Anna Freud Centre celebrates Black History Month
Today and throughout October, the Anna Freud Centre will join millions of others around the UK in celebrating Black History Month by promoting events and activities, honouring key figures, and sharing resources.
In line with this year’s ‘Proud to Be’ theme, the Centre will be kicking off the month by mailing 14,000 primary and secondary teachers and educationalists a toolkit of resources.

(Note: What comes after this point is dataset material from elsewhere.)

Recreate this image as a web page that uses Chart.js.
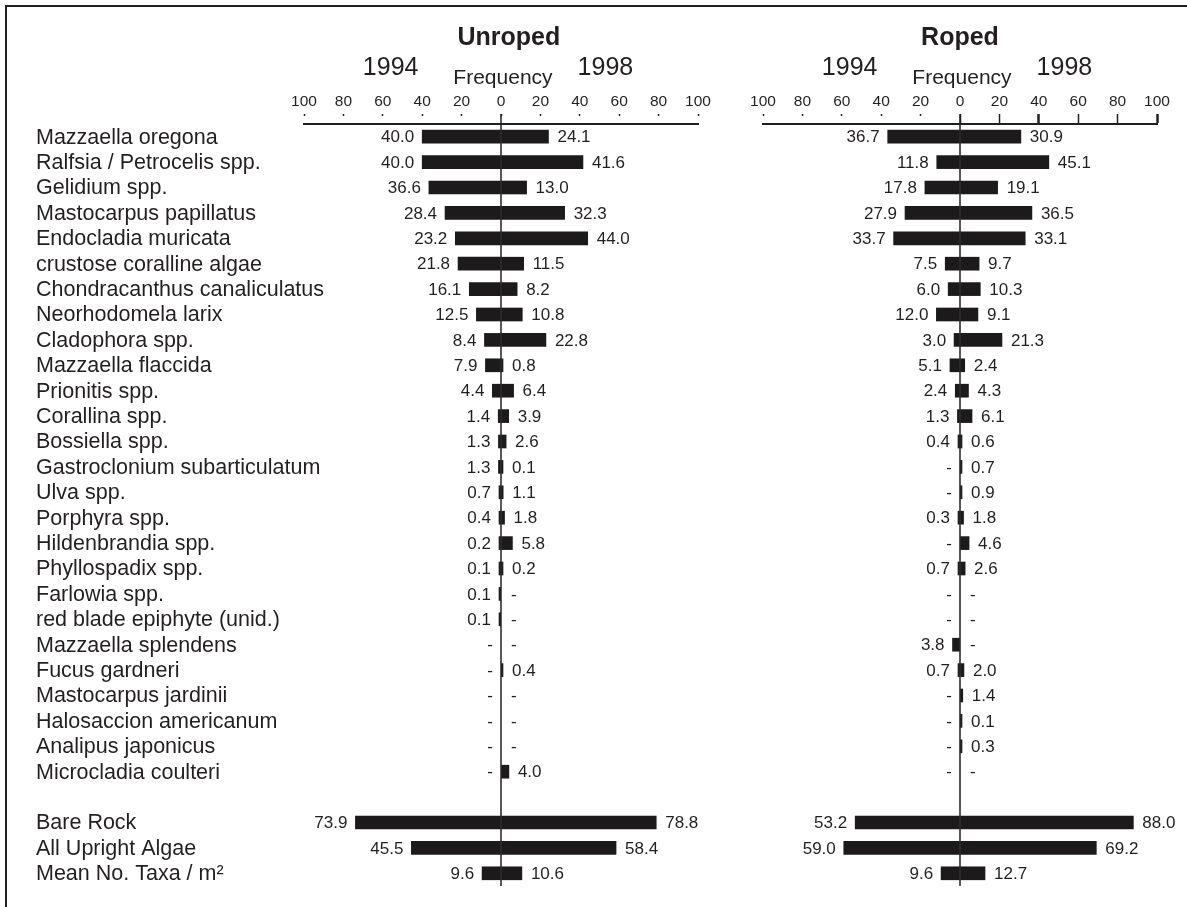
<!DOCTYPE html>
<html>
<head>
<meta charset="utf-8">
<script src="https://cdn.jsdelivr.net/npm/chart.js@4.4.1/dist/chart.umd.min.js"></script>
<style>
  html, body { margin: 0; padding: 0; background: #fff; }
  #wrap { position: relative; width: 1187px; height: 907px; overflow: hidden; }
  #frame { position: absolute; left: 5px; top: 5px; right: -10px; bottom: -10px;
           border-top: 2px solid #231f20; border-left: 2px solid #231f20; }
  canvas { position: absolute; top: 0; }
  #unroped { left: 0; }
  #roped { left: 720px; }
</style>
</head>
<body>
<div id="wrap">
  <div id="frame"></div>
  <canvas id="unroped" width="720" height="907"></canvas>
  <canvas id="roped" width="467" height="907"></canvas>
</div>
<script>
// rows (empty string = gap before the summary rows)
const categories = [
  'Mazzaella oregona', 'Ralfsia / Petrocelis spp.', 'Gelidium spp.', 'Mastocarpus papillatus',
  'Endocladia muricata', 'crustose coralline algae', 'Chondracanthus canaliculatus', 'Neorhodomela larix',
  'Cladophora spp.', 'Mazzaella flaccida', 'Prionitis spp.', 'Corallina spp.', 'Bossiella spp.',
  'Gastroclonium subarticulatum', 'Ulva spp.', 'Porphyra spp.', 'Hildenbrandia spp.', 'Phyllospadix spp.',
  'Farlowia spp.', 'red blade epiphyte (unid.)', 'Mazzaella splendens', 'Fucus gardneri',
  'Mastocarpus jardinii', 'Halosaccion americanum', 'Analipus japonicus', 'Microcladia coulteri',
  '', 'Bare Rock', 'All Upright Algae', 'Mean No. Taxa / m²'
];

// null = "-" in the table
const unroped1994 = [40.0, 40.0, 36.6, 28.4, 23.2, 21.8, 16.1, 12.5, 8.4, 7.9, 4.4, 1.4, 1.3,
  1.3, 0.7, 0.4, 0.2, 0.1, 0.1, 0.1, null, null, null, null, null, null, null, 73.9, 45.5, 9.6];
const unroped1998 = [24.1, 41.6, 13.0, 32.3, 44.0, 11.5, 8.2, 10.8, 22.8, 0.8, 6.4, 3.9, 2.6,
  0.1, 1.1, 1.8, 5.8, 0.2, null, null, null, 0.4, null, null, null, 4.0, null, 78.8, 58.4, 10.6];
const roped1994 = [36.7, 11.8, 17.8, 27.9, 33.7, 7.5, 6.0, 12.0, 3.0, 5.1, 2.4, 1.3, 0.4,
  null, null, 0.3, null, 0.7, null, null, 3.8, 0.7, null, null, null, null, null, 53.2, 59.0, 9.6];
const roped1998 = [30.9, 45.1, 19.1, 36.5, 33.1, 9.7, 10.3, 9.1, 21.3, 2.4, 4.3, 6.1, 0.6,
  0.7, 0.9, 1.8, 4.6, 2.6, null, null, null, 2.0, 1.4, 0.1, 0.3, null, null, 88.0, 69.2, 12.7];

const tickValues = [-100, -80, -60, -40, -20, 0, 20, 40, 60, 80, 100];
const yearLabels = ['1994', '1998'];
const axisTitle = 'Frequency';

const ink = '#231f20';
const barColor = '#1c1a1a';
const family = '"Liberation Sans", Arial, sans-serif';
const labelColumn = 268;

// numbers next to the bar ends
const valueLabels = {
  id: 'valueLabels',
  afterDatasetsDraw(chart) {
    const ctx = chart.ctx;
    const zero = chart.scales.x.getPixelForValue(0);
    ctx.save();
    ctx.font = '17px ' + family;
    ctx.fillStyle = ink;
    ctx.textBaseline = 'middle';
    chart.data.datasets.forEach((ds, di) => {
      const meta = chart.getDatasetMeta(di);
      ds.rawValues.forEach((v, i) => {
        if (categories[i] === '') return;
        const y = chart.scales.y.getPixelForValue(i) + 1;
        const bar = meta.data[i];
        if (di === 0) {
          ctx.textAlign = 'right';
          if (v === null) ctx.fillText('-', zero - 8, y);
          else ctx.fillText(v.toFixed(1), bar.x - 8, y);
        } else {
          ctx.textAlign = 'left';
          if (v === null) ctx.fillText('-', zero + 10, y);
          else ctx.fillText(v.toFixed(1), bar.x + 9, y);
        }
      });
    });
    ctx.restore();
  }
};

// category names; drawn here because the axis would clip the long ones
const rowLabels = {
  id: 'rowLabels',
  afterDraw(chart, args, opts) {
    if (!opts.show) return;
    const ctx = chart.ctx;
    const yScale = chart.scales.y;
    ctx.save();
    ctx.font = '21.5px ' + family;
    ctx.fillStyle = ink;
    ctx.textAlign = 'left';
    ctx.textBaseline = 'middle';
    chart.data.labels.forEach((lab, i) => {
      ctx.fillText(lab, chart.chartArea.left - labelColumn, yScale.getPixelForValue(i) + 1);
    });
    ctx.restore();
  }
};

// panel title, year headings, axis title and the zero line
const header = {
  id: 'header',
  afterDraw(chart, args, opts) {
    const x = chart.scales.x;
    const ctx = chart.ctx;
    ctx.save();
    ctx.fillStyle = ink;
    ctx.textAlign = 'center';
    ctx.textBaseline = 'alphabetic';
    ctx.font = 'bold 25px ' + family;
    ctx.fillText(opts.title, x.getPixelForValue(opts.titleAt), 45);
    ctx.font = '25px ' + family;
    ctx.fillText(yearLabels[0], x.getPixelForValue(-56), 75);
    ctx.fillText(yearLabels[1], x.getPixelForValue(53), 75);
    ctx.font = '21px ' + family;
    ctx.fillText(axisTitle, x.getPixelForValue(1), 84);

    const z = x.getPixelForValue(0);
    ctx.strokeStyle = ink;
    ctx.lineWidth = 1.5;
    ctx.beginPath();
    ctx.moveTo(z, 114);
    ctx.lineTo(z, chart.chartArea.bottom);
    ctx.stroke();
    ctx.restore();
  }
};

function makeChart(id, v1994, v1998, title, titleAt, showLabels, padding, solidRight) {
  return new Chart(document.getElementById(id), {
    type: 'bar',
    data: {
      labels: categories,
      datasets: [
        { label: yearLabels[0], data: v1994.map(v => v === null ? null : -v), rawValues: v1994,
          backgroundColor: barColor, borderColor: barColor },
        { label: yearLabels[1], data: v1998, rawValues: v1998,
          backgroundColor: barColor, borderColor: barColor }
      ]
    },
    options: {
      indexAxis: 'y',
      responsive: false,
      animation: false,
      layout: { padding: padding },
      datasets: {
        bar: { barThickness: 13, minBarLength: 2, borderWidth: 0 }
      },
      plugins: {
        legend: { display: false },
        tooltip: { enabled: false },
        header: { title: title, titleAt: titleAt },
        rowLabels: { show: showLabels }
      },
      scales: {
        x: {
          position: 'top',
          stacked: true,
          min: -100,
          max: 100,
          afterBuildTicks: s => { s.ticks = tickValues.map(v => ({ value: v })); },
          afterFit: s => { s.height = 124; },
          ticks: {
            callback: v => String(Math.abs(v)),
            font: { size: 15.5, family: family },
            color: ink,
            padding: 3,
            maxRotation: 0,
            autoSkip: false
          },
          grid: {
            drawOnChartArea: false,
            tickLength: 10,
            tickColor: ink,
            tickWidth: c => (solidRight && c.tick && (c.tick.value === 40 || c.tick.value === 100)) ? 2.5 : 1.5,
            tickBorderDash: c => (solidRight && c.tick && c.tick.value >= 0) ? [] : [2, 20]
          },
          border: { display: true, color: ink, width: 2 }
        },
        y: {
          stacked: true,
          display: showLabels,
          afterFit: s => { s.width = showLabels ? labelColumn : 0; },
          grid: { display: false },
          border: { display: false },
          ticks: { display: false, autoSkip: false }
        }
      }
    },
    plugins: [valueLabels, rowLabels, header]
  });
}

makeChart('unroped', unroped1994, unroped1998, 'Unroped', 4, true,
  { left: 36, right: 22, top: 0, bottom: 21 }, false);
makeChart('roped', roped1994, roped1998, 'Roped', 0, false,
  { left: 43, right: 30, top: 0, bottom: 21 }, true);
</script>
</body>
</html>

The toolkit from the Centre’s Mentally Healthy Schools site includes short films, assembly plans, lesson plans and guides to support schools to explore ideas around diversity, self-belief, identity and the impact of racism on those who experience it.
The Centre will also be celebrating the life of Marie Battle Singer, Britain’s first Black child psychotherapist who moved from the United States to study under Anna Freud at the Hampstead Clinic and became an important figure in the 1950s and 1960s. As well as a clinician and lecturer, Marie Battle Singer was an influential writer and contributed a series of articles in national newspapers following the race riots in Notting Hill.
Earlier this week The Centre ran one of its Transformation Seminars by Professor Guilaine Kinouani, award winning writer and psychologist and author of Living While Black: the essential guide to overcoming racial trauma published by Penguin. A video of Guilaine Kinouani’s seminar, Whiteness as pathology: shifting the location of disturbance to dismantle social inequality, will be promoted on social media to celebrate Black History Month.
In addition the Centre will be promoting a range of events and blogs celebrating the month.
Professor Peter Fonagy, Chief Executive of the Anna Freud Centre, said: “The Anna Freud Centre has a great deal to learn from the communities we serve and from people of colour whose presence has been made invisible through an exclusive telling of history. Black History Month provides a focus for that learning and an opportunity to celebrate some of the great figures of the past while promoting the values of diversity and inclusion through the eyes of the Black diaspora. We are delighted to be supporting it.”